[AIM]: Extract the whole listing as it stands. Do not include the pictures.

-- BEGIN --

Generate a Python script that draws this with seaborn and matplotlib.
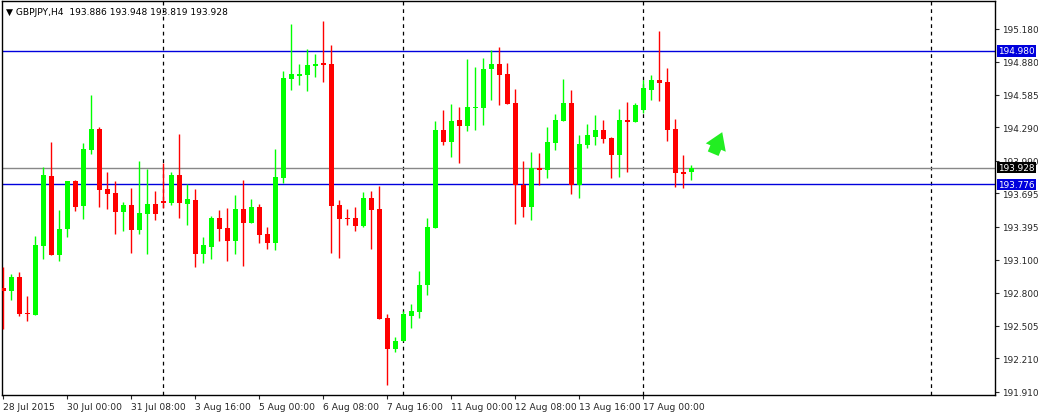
import matplotlib
matplotlib.use("Agg")
import matplotlib.pyplot as plt
import numpy as np
import seaborn as sns

# GBPJPY H4 candles
opens = [192.842, 192.821, 192.947, 192.620, 192.602, 193.223, 193.853, 193.142, 193.376, 193.808,
         193.583, 194.087, 194.276, 193.736, 193.700, 193.529, 193.592, 193.367, 193.511, 193.601,
         193.628, 193.610, 193.862, 193.601, 193.637, 193.151, 193.214, 193.475, 193.385, 193.268,
         193.556, 193.430, 193.574, 193.331, 193.250, 193.835, 194.726, 194.753, 194.762, 194.843,
         194.870, 194.861, 193.592, 193.475, 193.475, 193.403, 193.655, 193.556, 192.575, 192.296,
         192.368, 192.593, 192.629, 192.872, 193.385, 194.267, 194.159, 194.357, 194.303, 194.465,
         194.465, 194.816, 194.861, 194.771, 194.510, 193.772, 193.574, 193.925, 193.907, 194.150,
         194.348, 194.510, 193.772, 194.132, 194.204, 194.267, 194.195, 194.042, 194.357, 194.339,
         194.447, 194.627, 194.717, 194.699, 194.276, 193.889, 193.886]
closes = [192.818, 192.947, 192.611, 192.605, 193.232, 193.865, 193.142, 193.376, 193.808, 193.574,
          194.096, 194.276, 193.727, 193.691, 193.529, 193.592, 193.367, 193.520, 193.601, 193.511,
          193.610, 193.862, 193.610, 193.646, 193.151, 193.232, 193.475, 193.376, 193.268, 193.556,
          193.430, 193.574, 193.322, 193.250, 193.844, 194.735, 194.771, 194.771, 194.852, 194.861,
          194.852, 193.583, 193.466, 193.466, 193.403, 193.655, 193.547, 192.566, 192.296, 192.368,
          192.611, 192.638, 192.872, 193.394, 194.267, 194.159, 194.348, 194.303, 194.474, 194.474,
          194.816, 194.861, 194.762, 194.501, 193.772, 193.574, 193.925, 193.907, 194.159, 194.357,
          194.510, 193.772, 194.141, 194.222, 194.267, 194.186, 194.042, 194.357, 194.339, 194.492,
          194.645, 194.717, 194.690, 194.267, 193.880, 193.871, 193.928]
highs = [193.031, 192.971, 192.992, 192.776, 193.316, 193.931, 194.162, 193.550, 193.808, 193.817,
         194.150, 194.582, 194.297, 193.892, 193.811, 193.622, 193.745, 193.991, 193.916, 193.721,
         193.970, 193.886, 194.231, 193.781, 193.736, 193.307, 193.496, 193.547, 193.565, 193.685,
         193.817, 193.646, 193.601, 193.394, 194.096, 194.798, 195.218, 194.861, 194.996, 194.951,
         195.248, 195.032, 193.637, 193.556, 193.574, 193.712, 193.718, 193.766, 192.611, 192.404,
         192.638, 192.701, 192.998, 193.478, 194.351, 194.447, 194.501, 194.474, 194.906, 194.834,
         194.915, 194.987, 195.014, 194.870, 194.636, 193.988, 194.069, 194.060, 194.294, 194.411,
         194.726, 194.627, 194.222, 194.321, 194.402, 194.357, 194.204, 194.456, 194.519, 194.510,
         194.717, 194.762, 195.158, 194.825, 194.366, 194.042, 193.948]
lows = [192.476, 192.731, 192.587, 192.545, 192.596, 193.106, 193.142, 193.085, 193.301, 193.538,
        193.466, 194.051, 193.574, 193.556, 193.331, 193.358, 193.160, 193.331, 193.148, 193.457,
        193.565, 193.592, 193.475, 193.412, 193.037, 193.070, 193.106, 193.268, 193.088, 193.148,
        193.043, 193.430, 193.250, 193.196, 193.187, 193.790, 194.627, 194.672, 194.618, 194.744,
        194.699, 193.160, 193.115, 193.412, 193.358, 193.394, 193.196, 192.566, 191.972, 192.266,
        192.368, 192.485, 192.575, 192.782, 193.385, 194.132, 194.024, 193.970, 194.258, 194.267,
        194.312, 194.537, 194.492, 194.501, 193.421, 193.484, 193.457, 193.772, 193.835, 194.087,
        194.348, 193.691, 193.655, 194.105, 194.132, 194.150, 193.835, 193.844, 193.889, 194.339,
        194.420, 194.537, 194.528, 194.168, 193.754, 193.745, 193.819]

price_ticks = [195.180, 194.880, 194.585, 194.290, 193.990, 193.695, 193.395,
               193.100, 192.800, 192.505, 192.210, 191.910]
time_labels = ["28 Jul 2015", "30 Jul 00:00", "31 Jul 08:00", "3 Aug 16:00", "5 Aug 00:00",
               "6 Aug 08:00", "7 Aug 16:00", "11 Aug 00:00", "12 Aug 08:00", "13 Aug 16:00",
               "17 Aug 00:00"]
time_label_idx = [0, 8, 16, 24, 32, 40, 48, 56, 64, 72, 80]
day_separators = [20, 50, 80, 116]
resistance = 194.980
support = 193.776
last_price = 193.928

sns.set_theme(style="white")
plt.rcParams["font.family"] = ["DejaVu Sans"]

fig = plt.figure(figsize=(10.38, 4.14), dpi=100)
ax = fig.add_axes([2 / 1038, 18 / 414, 993 / 1038, 394 / 414])

o = np.array(opens)
c = np.array(closes)
idx = np.arange(len(o))
up = c >= o
colors = np.where(up, "#00ff00", "#ff0000")

ax.vlines(idx, lows, highs, colors=colors, linewidth=1, zorder=3)
body_low = np.minimum(o, c)
body_h = np.maximum(np.abs(c - o), 0.012)
ax.bar(idx, body_h, bottom=body_low, width=0.62, color=colors, linewidth=0, zorder=4)

for x in day_separators:
    ax.axvline(x, color="black", linestyle=(0, (3, 3)), linewidth=0.9, zorder=1)
ax.axhline(resistance, color="#0000dd", linewidth=1, zorder=2)
ax.axhline(support, color="#0000dd", linewidth=1, zorder=2)
ax.axhline(last_price, color="#888888", linewidth=1, zorder=2)

ax.annotate("", xy=(90.0, 194.27), xytext=(88.6, 194.03),
            arrowprops=dict(arrowstyle="simple,head_width=1.3,head_length=1.0,tail_width=0.7",
                            color="#22ee22", lw=0), zorder=5)

ax.set_xlim(-0.16, 123.96)
ax.set_ylim(191.880, 195.428)

ax.yaxis.tick_right()
ax.set_yticks(price_ticks)
ax.set_yticklabels([f"{p:.3f}" for p in price_ticks], fontsize=6.4)
ax.tick_params(axis="y", length=3, width=0.8, direction="out", pad=2, right=True)
ax.set_xticks(time_label_idx)
ax.set_xticklabels(time_labels, fontsize=6.6, ha="left")
ax.tick_params(axis="x", length=3, width=0.8, direction="out", pad=2, bottom=True)
for spine in ax.spines.values():
    spine.set_color("black")
    spine.set_linewidth(1)

# price boxes on the right scale
for val, bg in [(resistance, "#0000dd"), (support, "#0000dd"), (last_price, "black")]:
    ax.text(1.003, val, f"{val:.3f}", transform=ax.get_yaxis_transform(), fontsize=6.4,
            color="white", va="center", ha="left",
            bbox=dict(boxstyle="square,pad=0.15", fc=bg, ec="none"), zorder=6, clip_on=False)

ax.text(0.004, 0.985, "\u25bc GBPJPY,H4  193.886 193.948 193.819 193.928",
        transform=ax.transAxes, fontsize=6.6, va="top", ha="left", color="black")

fig.savefig("out.png", dpi=100)
plt.close(fig)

-- END --

[EXERCISE OUTPUT]:
Generate a Python script that draws this with seaborn and matplotlib.
import matplotlib
matplotlib.use("Agg")
import matplotlib.pyplot as plt
import numpy as np
import seaborn as sns

# GBPJPY H4 candles
opens = [192.842, 192.821, 192.947, 192.620, 192.602, 193.223, 193.853, 193.142, 193.376, 193.808,
         193.583, 194.087, 194.276, 193.736, 193.700, 193.529, 193.592, 193.367, 193.511, 193.601,
         193.628, 193.610, 193.862, 193.601, 193.637, 193.151, 193.214, 193.475, 193.385, 193.268,
         193.556, 193.430, 193.574, 193.331, 193.250, 193.835, 194.726, 194.753, 194.762, 194.843,
         194.870, 194.861, 193.592, 193.475, 193.475, 193.403, 193.655, 193.556, 192.575, 192.296,
         192.368, 192.593, 192.629, 192.872, 193.385, 194.267, 194.159, 194.357, 194.303, 194.465,
         194.465, 194.816, 194.861, 194.771, 194.510, 193.772, 193.574, 193.925, 193.907, 194.150,
         194.348, 194.510, 193.772, 194.132, 194.204, 194.267, 194.195, 194.042, 194.357, 194.339,
         194.447, 194.627, 194.717, 194.699, 194.276, 193.889, 193.886]
closes = [192.818, 192.947, 192.611, 192.605, 193.232, 193.865, 193.142, 193.376, 193.808, 193.574,
          194.096, 194.276, 193.727, 193.691, 193.529, 193.592, 193.367, 193.520, 193.601, 193.511,
          193.610, 193.862, 193.610, 193.646, 193.151, 193.232, 193.475, 193.376, 193.268, 193.556,
          193.430, 193.574, 193.322, 193.250, 193.844, 194.735, 194.771, 194.771, 194.852, 194.861,
          194.852, 193.583, 193.466, 193.466, 193.403, 193.655, 193.547, 192.566, 192.296, 192.368,
          192.611, 192.638, 192.872, 193.394, 194.267, 194.159, 194.348, 194.303, 194.474, 194.474,
          194.816, 194.861, 194.762, 194.501, 193.772, 193.574, 193.925, 193.907, 194.159, 194.357,
          194.510, 193.772, 194.141, 194.222, 194.267, 194.186, 194.042, 194.357, 194.339, 194.492,
          194.645, 194.717, 194.690, 194.267, 193.880, 193.871, 193.928]
highs = [193.031, 192.971, 192.992, 192.776, 193.316, 193.931, 194.162, 193.550, 193.808, 193.817,
         194.150, 194.582, 194.297, 193.892, 193.811, 193.622, 193.745, 193.991, 193.916, 193.721,
         193.970, 193.886, 194.231, 193.781, 193.736, 193.307, 193.496, 193.547, 193.565, 193.685,
         193.817, 193.646, 193.601, 193.394, 194.096, 194.798, 195.218, 194.861, 194.996, 194.951,
         195.248, 195.032, 193.637, 193.556, 193.574, 193.712, 193.718, 193.766, 192.611, 192.404,
         192.638, 192.701, 192.998, 193.478, 194.351, 194.447, 194.501, 194.474, 194.906, 194.834,
         194.915, 194.987, 195.014, 194.870, 194.636, 193.988, 194.069, 194.060, 194.294, 194.411,
         194.726, 194.627, 194.222, 194.321, 194.402, 194.357, 194.204, 194.456, 194.519, 194.510,
         194.717, 194.762, 195.158, 194.825, 194.366, 194.042, 193.948]
lows = [192.476, 192.731, 192.587, 192.545, 192.596, 193.106, 193.142, 193.085, 193.301, 193.538,
        193.466, 194.051, 193.574, 193.556, 193.331, 193.358, 193.160, 193.331, 193.148, 193.457,
        193.565, 193.592, 193.475, 193.412, 193.037, 193.070, 193.106, 193.268, 193.088, 193.148,
        193.043, 193.430, 193.250, 193.196, 193.187, 193.790, 194.627, 194.672, 194.618, 194.744,
        194.699, 193.160, 193.115, 193.412, 193.358, 193.394, 193.196, 192.566, 191.972, 192.266,
        192.368, 192.485, 192.575, 192.782, 193.385, 194.132, 194.024, 193.970, 194.258, 194.267,
        194.312, 194.537, 194.492, 194.501, 193.421, 193.484, 193.457, 193.772, 193.835, 194.087,
        194.348, 193.691, 193.655, 194.105, 194.132, 194.150, 193.835, 193.844, 193.889, 194.339,
        194.420, 194.537, 194.528, 194.168, 193.754, 193.745, 193.819]

price_ticks = [195.180, 194.880, 194.585, 194.290, 193.990, 193.695, 193.395,
               193.100, 192.800, 192.505, 192.210, 191.910]
time_labels = ["28 Jul 2015", "30 Jul 00:00", "31 Jul 08:00", "3 Aug 16:00", "5 Aug 00:00",
               "6 Aug 08:00", "7 Aug 16:00", "11 Aug 00:00", "12 Aug 08:00", "13 Aug 16:00",
               "17 Aug 00:00"]
time_label_idx = [0, 8, 16, 24, 32, 40, 48, 56, 64, 72, 80]
day_separators = [20, 50, 80, 116]
resistance = 194.980
support = 193.776
last_price = 193.928

sns.set_theme(style="white")
plt.rcParams["font.family"] = ["DejaVu Sans"]

fig = plt.figure(figsize=(10.38, 4.14), dpi=100)
ax = fig.add_axes([2 / 1038, 18 / 414, 993 / 1038, 394 / 414])

o = np.array(opens)
c = np.array(closes)
idx = np.arange(len(o))
up = c >= o
colors = np.where(up, "#00ff00", "#ff0000")

ax.vlines(idx, lows, highs, colors=colors, linewidth=1, zorder=3)
body_low = np.minimum(o, c)
body_h = np.maximum(np.abs(c - o), 0.012)
ax.bar(idx, body_h, bottom=body_low, width=0.62, color=colors, linewidth=0, zorder=4)

for x in day_separators:
    ax.axvline(x, color="black", linestyle=(0, (3, 3)), linewidth=0.9, zorder=1)
ax.axhline(resistance, color="#0000dd", linewidth=1, zorder=2)
ax.axhline(support, color="#0000dd", linewidth=1, zorder=2)
ax.axhline(last_price, color="#888888", linewidth=1, zorder=2)

ax.annotate("", xy=(90.0, 194.27), xytext=(88.6, 194.03),
            arrowprops=dict(arrowstyle="simple,head_width=1.3,head_length=1.0,tail_width=0.7",
                            color="#22ee22", lw=0), zorder=5)

ax.set_xlim(-0.16, 123.96)
ax.set_ylim(191.880, 195.428)

ax.yaxis.tick_right()
ax.set_yticks(price_ticks)
ax.set_yticklabels([f"{p:.3f}" for p in price_ticks], fontsize=6.4)
ax.tick_params(axis="y", length=3, width=0.8, direction="out", pad=2, right=True)
ax.set_xticks(time_label_idx)
ax.set_xticklabels(time_labels, fontsize=6.6, ha="left")
ax.tick_params(axis="x", length=3, width=0.8, direction="out", pad=2, bottom=True)
for spine in ax.spines.values():
    spine.set_color("black")
    spine.set_linewidth(1)

# price boxes on the right scale
for val, bg in [(resistance, "#0000dd"), (support, "#0000dd"), (last_price, "black")]:
    ax.text(1.003, val, f"{val:.3f}", transform=ax.get_yaxis_transform(), fontsize=6.4,
            color="white", va="center", ha="left",
            bbox=dict(boxstyle="square,pad=0.15", fc=bg, ec="none"), zorder=6, clip_on=False)

ax.text(0.004, 0.985, "\u25bc GBPJPY,H4  193.886 193.948 193.819 193.928",
        transform=ax.transAxes, fontsize=6.6, va="top", ha="left", color="black")

fig.savefig("out.png", dpi=100)
plt.close(fig)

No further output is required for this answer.